Sinlung /
27 November 2011

Mizoram is Maoist-PLA Hub

mizoram_sunriseGuwahati, Nov 27 : The most peaceful state in the Northeast, Mizoram, was allegedly used as a meeting point by Maoists and leaders of the Manipur-based militant outfit People’s Liberation Army (PLA).

The National Investigation Agency (NIA), which is probing the PLA’s anti-national activities, discovered that a meeting was held between the outfit’s leaders and Maoists at Champhai in Mizoram on July 15, 2010.

According to the agency, similar meetings between the outfit and Maoist leaders were also held in Calcutta, Guwahati and Rourkela.

An official source said the militants might have selected Mizoram because of its history of being a peaceful state for more than two decades.

Insurgency in Mizoram had come to an end after the Mizoram Peace Accord was signed in 1986, and since then, the state has remained by and large peaceful.
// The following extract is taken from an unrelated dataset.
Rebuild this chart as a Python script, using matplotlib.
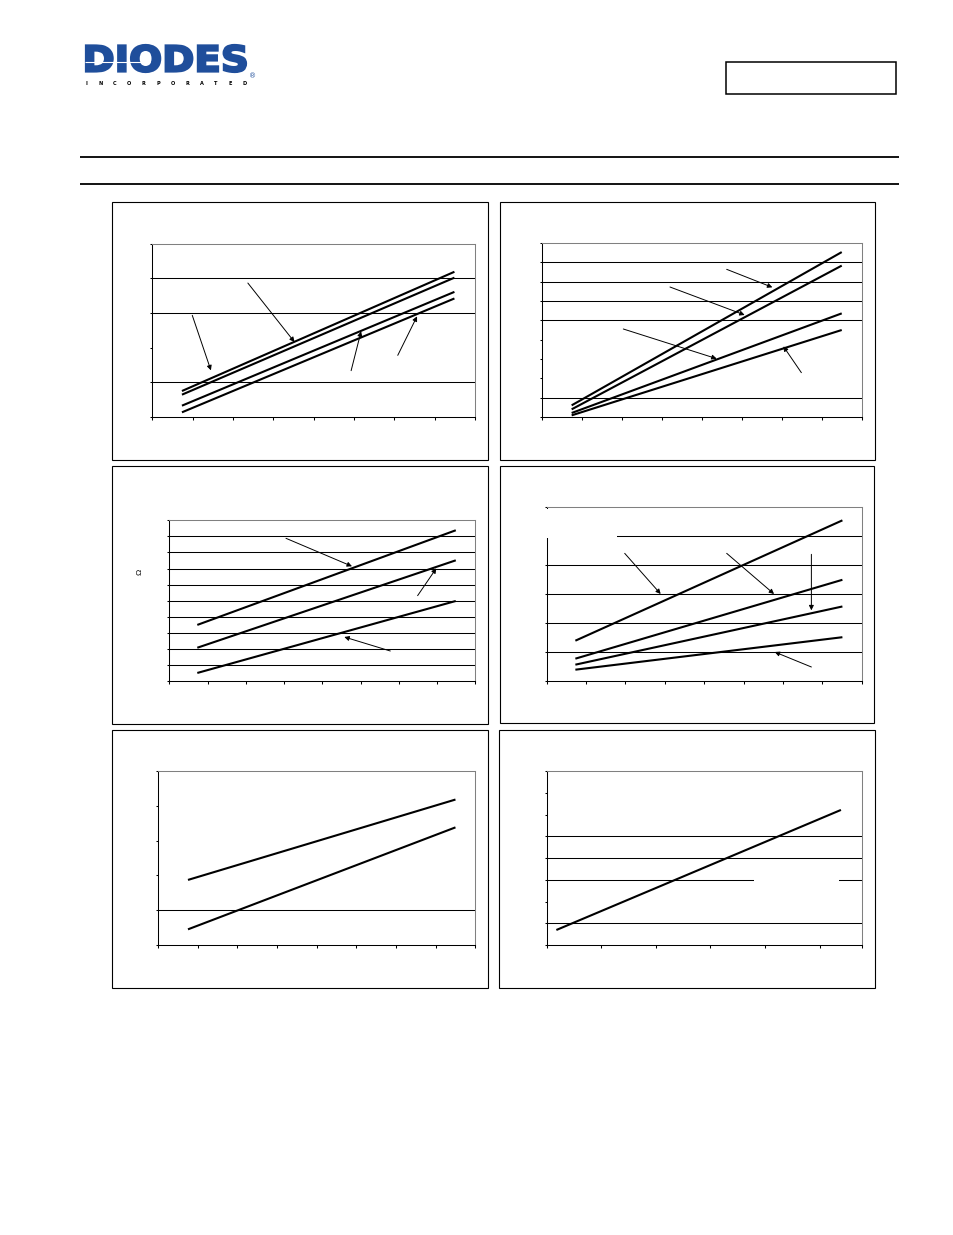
import matplotlib
matplotlib.use("Agg")
import matplotlib.pyplot as plt
from matplotlib.patches import Rectangle, PathPatch
from matplotlib.textpath import TextPath
from matplotlib.font_manager import FontProperties
from matplotlib.transforms import Affine2D

# ---------------- data ----------------
# chart 1 : four straight characteristics, x in tick units (0..8), y in grid units (0..5)
ch1_x = [0.735, 7.49]
ch1_a = [0.75, 4.19]
ch1_b = [0.644, 4.02]
ch1_c = [0.327, 3.61]
ch1_d = [0.135, 3.42]
ch1_grid = [1, 3, 4]
ch1_arrows = [((0.991, 2.933), (1.453, 1.346)), ((2.369, 3.865), (3.525, 2.163)),
              ((4.929, 1.337), (5.176, 2.471)), ((6.085, 1.779), (6.563, 2.904))]

# chart 2 : x 0..8, y 0..9
ch2_x = [0.735, 7.50]
ch2_a = [0.603, 8.53]
ch2_b = [0.397, 7.83]
ch2_c = [0.207, 5.36]
ch2_d = [0.086, 4.50]
ch2_grid = [1, 5, 6, 7, 8]
ch2_arrows = [((4.618, 7.638), (5.762, 6.707)), ((3.198, 6.724), (5.069, 5.276)),
              ((2.029, 4.552), (4.367, 3.017)), ((6.489, 2.293), (6.038, 3.655))]

# chart 3 : x 0..8, y 0..10
ch3_x = [0.732, 7.49]
ch3_a = [3.49, 9.38]
ch3_b = [2.07, 7.51]
ch3_c = [0.50, 4.98]
ch3_grid = [1, 2, 3, 4, 5, 6, 7, 8, 9]
ch3_arrows = [((3.050, 8.880), (4.776, 7.137)), ((6.492, 5.311), (6.980, 7.012)),
              ((5.778, 1.867), (4.575, 2.739))]

# chart 4 : x 0..8, y 0..6
ch4_x = [0.728, 7.51]
ch4_a = [1.39, 5.54]
ch4_b = [0.77, 3.49]
ch4_c = [0.563, 2.57]
ch4_d = [0.39, 1.51]
ch4_grid = [1, 2, 3, 4, 5]
ch4_arrows = [((1.981, 4.402), (2.895, 3.0)), ((4.571, 4.402), (5.774, 3.0)),
              ((6.722, 4.368), (6.722, 2.437)), ((6.722, 0.483), (5.791, 1.0))]

# chart 5 : x 0..8, y 0..5
ch5_x = [0.756, 7.50]
ch5_a = [1.87, 4.18]
ch5_b = [0.45, 3.38]
ch5_grid = [1]

# chart 6 : x 0..5.77, y 0..8
ch6_x = [0.177, 5.39]
ch6_a = [0.69, 6.21]
ch6_grid = [1, 3, 4, 5]
ch6_xticks = [0, 1, 2, 3, 4, 5, 5.77]

# ---------------- figure ----------------
W, H = 954, 1235
fig = plt.figure(figsize=(W / 100, H / 100), dpi=100)
page = fig.add_axes([0, 0, 1, 1])
page.set_xlim(0, W)
page.set_ylim(H, 0)
page.axis("off")

# logo
blue = "#1f4e9b"
tp = TextPath((0, 0), "DIODES", size=10,
              prop=FontProperties(family="DejaVu Sans", weight="bold"))
bb = tp.get_extents()
sx = (246 - 86) / bb.width
sy = (72 - 45) / bb.height
tr = Affine2D().translate(-bb.x0, -bb.y0).scale(sx, -sy).translate(86, 72) + page.transData
page.add_patch(PathPatch(tp, transform=tr, fc=blue, ec=blue, lw=1.6, joinstyle="miter"))
page.plot([85, 150], [61.5, 61.5], color="white", lw=0.8, solid_capstyle="butt")
page.text(252.5, 76.5, "\u00ae", color=blue, fontsize=5, ha="center", va="center")
for i, ch in enumerate("INCORPORATED"):
    page.text(86 + i * 14.45, 83.5, ch, fontsize=3.6, fontweight="bold",
              ha="center", va="center", color="black")

# header box and rules
page.add_patch(Rectangle((726, 62), 170, 32, fill=False, ec="black", lw=1.1))
page.plot([80, 899], [156.7, 156.7], color="black", lw=1.3, solid_capstyle="butt")
page.plot([80, 899], [184, 184], color="black", lw=1.3, solid_capstyle="butt")

# panel frames
frames = [(112, 202, 488, 460), (500, 202, 875, 460),
          (112, 466, 488, 724), (500, 466, 874, 723),
          (112, 730, 488, 988), (499, 730, 875, 988)]
for (l, t, r, b) in frames:
    page.add_patch(Rectangle((l, t), r - l, b - t, fill=False, ec="black", lw=0.8))

page.text(140, 572, "\u03a9", rotation=90, fontsize=6, family="Liberation Sans",
          ha="center", va="center")


def make_axes(l, t, r, b):
    return fig.add_axes([l / W, 1 - b / H, (r - l) / W, (b - t) / H])


def style(ax, xlim, ylim, xticks, yticks, grid):
    ax.set_xlim(*xlim)
    ax.set_ylim(*ylim)
    ax.set_xticks(xticks)
    ax.set_yticks(yticks)
    ax.set_facecolor("none")
    ax.tick_params(labelbottom=False, labelleft=False, direction="out",
                   width=0.75, color="black")
    ax.tick_params(axis="x", length=2.2)
    ax.tick_params(axis="y", length=1.6)
    for s in ax.spines.values():
        s.set_linewidth(0.75)
    ax.spines["top"].set_color("#808080")
    ax.spines["right"].set_color("#808080")
    for g in grid:
        ax.axhline(g, color="black", lw=0.75, zorder=1)


def draw_lines(ax, x, series):
    for ys in series:
        ax.plot(x, ys, color="black", lw=1.5, zorder=4, solid_capstyle="butt")


def draw_arrows(ax, arrows):
    for tail, head in arrows:
        ax.annotate("", xy=head, xytext=tail, annotation_clip=False,
                    arrowprops=dict(arrowstyle="-|>", lw=0.7, color="black",
                                    mutation_scale=7, shrinkA=0, shrinkB=0),
                    zorder=5)


# chart 1
ax1 = make_axes(152.3, 243.7, 475, 417)
style(ax1, (0, 8), (0, 5), range(9), range(6), ch1_grid)
draw_lines(ax1, ch1_x, [ch1_a, ch1_b, ch1_c, ch1_d])
draw_arrows(ax1, ch1_arrows)

# chart 2
ax2 = make_axes(542.3, 243, 861.7, 417)
style(ax2, (0, 8), (0, 9), range(9), range(10), ch2_grid)
draw_lines(ax2, ch2_x, [ch2_a, ch2_b, ch2_c, ch2_d])
draw_arrows(ax2, ch2_arrows)

# chart 3
ax3 = make_axes(169.3, 520.3, 475.3, 681)
style(ax3, (0, 8), (0, 10), range(9), range(11), ch3_grid)
draw_lines(ax3, ch3_x, [ch3_a, ch3_b, ch3_c])
draw_arrows(ax3, ch3_arrows)

# chart 4
ax4 = make_axes(546.7, 507, 861.7, 681)
style(ax4, (0, 8), (0, 6), range(9), range(7), ch4_grid)
draw_lines(ax4, ch4_x, [ch4_a, ch4_b, ch4_c, ch4_d])
draw_arrows(ax4, ch4_arrows)
ax4.add_patch(Rectangle((-0.3, 4.93), 2.085, 1.0, fc="white", ec="none",
                        zorder=3, clip_on=False))

# chart 5
ax5 = make_axes(158, 771, 475.3, 945)
style(ax5, (0, 8), (0, 5), range(9), range(6), ch5_grid)
draw_lines(ax5, ch5_x, [ch5_a, ch5_b])

# chart 6
ax6 = make_axes(546.7, 771, 861.7, 945)
style(ax6, (0, 5.77), (0, 8), ch6_xticks, range(9), ch6_grid)
draw_lines(ax6, ch6_x, [ch6_a])
ax6.add_patch(Rectangle((3.80, 2.85), 1.56, 0.3, fc="white", ec="none", zorder=2))

fig.savefig("out.png", dpi=100)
The NIA said a group of PLA leaders had also imparted arms training to Maoists at Saranda forest in Jharkhand from September 11 to November 20 last year.

The PLA had allegedly trained Maoists in basic military tactics, guerrilla warfare, ambushing and wireless communication skills and a couple of more such training sessions were scheduled for next year.

According to the investigating agency, the self-styled chief of PLA’s external affairs wing, N. Dilip Singh, who was arrested from Paharganj in Delhi on October 1, was one of the main trainers.

Singh joined PLA in 1988 as a “sepoy” and was subsequently promoted to the rank of “captain” in 2009.

“After obtaining necessary permission from the court, Dilip Singh is being brought to Guwahati for interrogation,” the source said.

“The team of NIA officers that is bringing the PLA leader from New Delhi is expected to reach Guwahati tonight and he will be booked in a NIA case (number 1/2011),” the source added.

The NIA has registered the case against PLA at its Guwahati branch under Sections 120 (B), 121 (A) of the IPC and Sections 17, 18, 18-A and 18-B of the Unlawful Activities (Prevention) Act. The case was registered in pursuance of a Union home ministry order dated June 8, 2011.

“The NIA has also learned that Left-wing extremists have paid money to the PLA for acquiring Chinese-made arms, ammunitions and communication devices and also for imparting training to their cadres,” the source said.

The source said Singh and PLA’s self-styled lieutenant, Arun Kumar Singh, were in Delhi to discuss the modalities of providing logistics, arms, ammunitions and communication equipment to the cadres of Maoist groups and for setting up joint training camps of Maoist and PLA cadres in Myanmar.

He said during interrogation, Dilip Singh had told Delhi Police that the Revolutionary People’s Front (RPF) and CPI (Maoist) had signed a joint declaration on October 22, 2008, in which both sides had decided to extend full support to each other in their struggle against a common enemy — the government of India.

The RPF, which is the political wing of PLA, runs a government-in-exile in Myanmar, with Irengbam Chaoren as its “president”.